Jesus (God) does not let us off easy. This contradiction between what we think is moral and what we think scripture tells us is moral is possible because we live in a world of relative plenty and freedom seldom being required to think about the difference.
There was a great comic in Friday’s Chattanooga Times Free Press, Non Sequitur. It is a single frame with a caption, “The Road Much Less Traveled.” There is a man standing on a path that forks. One fork leads up a steep hill and has a sign beside it that points up the path on the hill. The other fork continues forward on flat ground. Many footprints mark and follow the flat path. There are a few footprints showing some people have stopped, turned and looked up the hill thinking about following that path, but there are no footprints going up the hill. The sign at the fork pointing up the hill says, “The Moral High Ground.” A warning below the arrow says, “Practicing what you preach is required.”
The ultimate problem with the coin holding the image of the emperor’s face is that even today we face that same question and demand for an answer, “Exactly what does it mean to give God what loyalty is due God so that we practice what we believe?”

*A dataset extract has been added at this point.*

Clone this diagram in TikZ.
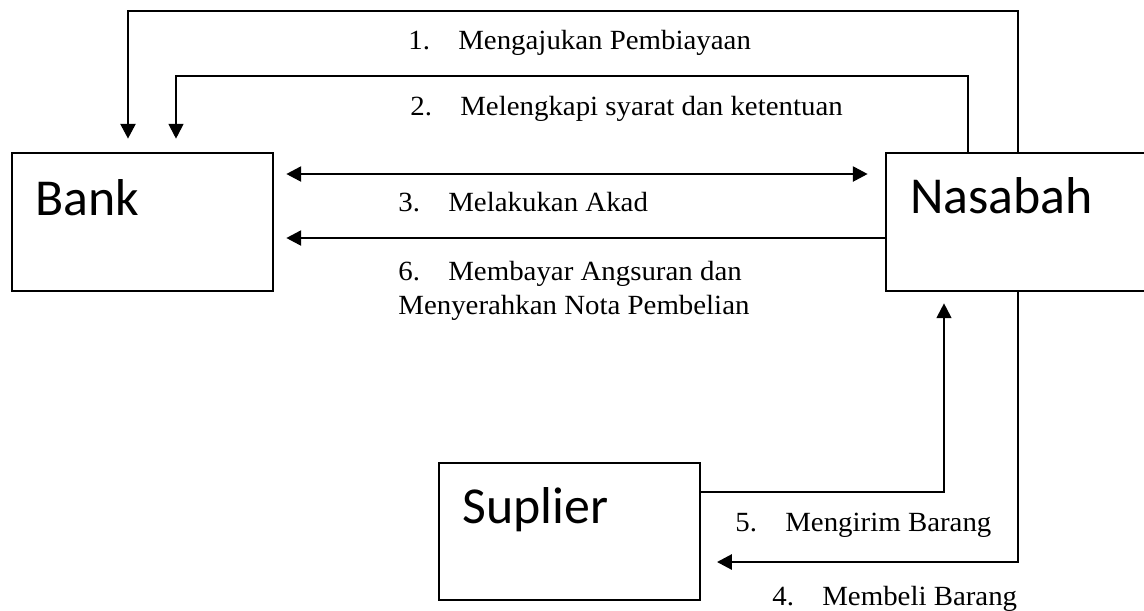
\documentclass[tikz,border=0pt]{standalone}
\usepackage{fontspec}
\newfontfamily\boxfont{Carlito}
\newfontfamily\lblfont{Liberation Serif}[FakeStretch=1.04]
\usetikzlibrary{arrows.meta}
\newcommand{\steplbl}[2]{\makebox[1cm][l]{#1}#2}

\begin{document}
\begin{tikzpicture}[x=0.02cm, y=-0.02cm, >={Triangle[length=8.5pt,width=8.5pt]}]
  \tikzset{party/.style = {shape=rectangle, draw, line width=1.5pt, minimum width=5.22cm, minimum height=2.76cm, inner sep=0pt}} % kotak pihak
  \tikzset{partytext/.style = {anchor=base west, inner sep=0pt, font=\boxfont\fontsize{29.5pt}{35pt}\selectfont}}
  \tikzset{steptext/.style = {anchor=base west, inner sep=0pt, align=left, font=\lblfont\fontsize{15.8pt}{19.3pt}\selectfont}}
  \tikzset{flow/.style = {->, line width=1.1pt}}
  \tikzset{flowthick/.style = {->, line width=1.6pt}}

  \useasboundingbox (0,0) rectangle (1144,610);

  % kotak
  \node[party] (bank) at (142.5,222) {};
  \node[party, minimum width=5.3cm] (nasabah) at (1018.5,222) {};
  \node[party, line width=1.1pt, minimum height=2.74cm] (suplier) at (569.5,531.5) {};
  \node[partytext] (banktxt) at (35,215) {Bank};
  \node[partytext] (nasabahtxt) at (910,213) {Nasabah};
  \node[partytext] (supliertxt) at (462,523) {Suplier};

  % titik belok
  \coordinate (k1) at (1018,11);
  \coordinate (k1b) at (128,11);
  \coordinate (k2) at (968,76);
  \coordinate (k2b) at (176,76);
  \coordinate (k3) at (0,174);
  \coordinate (k6) at (0,238);
  \coordinate (k5) at (944,492);
  \coordinate (k4) at (1018,562);

  % panah
  \draw[flowthick, shorten >=0.26cm] (nasabah.north -| k1) -- (k1) -- (k1b) -- (bank.north -| k1b);
  \draw[flow, shorten >=0.26cm] (nasabah.north -| k2) -- (k2) -- (k2b) -- (bank.north -| k2b);
  \draw[flowthick, <->, shorten <=0.24cm, shorten >=0.34cm] (bank.east |- k3) -- (nasabah.west |- k3);
  \draw[flowthick, shorten >=0.24cm] (nasabah.west |- k6) -- (bank.east |- k6);
  \draw[flow, shorten >=0.22cm] (suplier.east |- k5) -- (k5) -- (nasabah.south -| k5);
  \draw[flowthick, shorten >=0.32cm] (nasabah.south -| k4) -- (k4) -- (suplier.east |- k4);

  % keterangan
  \node[steptext] (lbl1) at (408,49) {\steplbl{1.}{Mengajukan Pembiayaan}};
  \node[steptext] (lbl2) at (410,115) {\steplbl{2.}{Melengkapi syarat dan ketentuan}};
  \node[steptext] (lbl3) at (398,211) {\steplbl{3.}{Melakukan Akad}};
  \node[steptext] (lbl6) at (398,314) {\steplbl{6.}{Membayar Angsuran dan}\\Menyerahkan Nota Pembelian};
  \node[steptext] (lbl5) at (735,531) {\steplbl{5.}{Mengirim Barang}};
  \node[steptext] (lbl4) at (772,605) {\steplbl{4.}{Membeli Barang}};

\end{tikzpicture}
\end{document}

As a pastor supposedly schooled in good Reformed thought, I can’t stand and tell you what to believe or the right thing to do as a Christian except in the most obvious situations. I can tell you we are in a sail boat on a storm-tossed sea of moral choices, where the storm forces this question constantly, ”What is the right thing to do?” What we can do together is talk and pray as we explore what scripture says and what we think it means to be a loyal Christian so we both do a good job of practicing what we preach.  
       I can assure you from my own personal experience, it is not always comfortable to take loyalty to God seriously but it is the price we pay for believing we must understand and make good decisions and choices in life guided by scripture.  Everybody has to serve somebody. Who do you serve?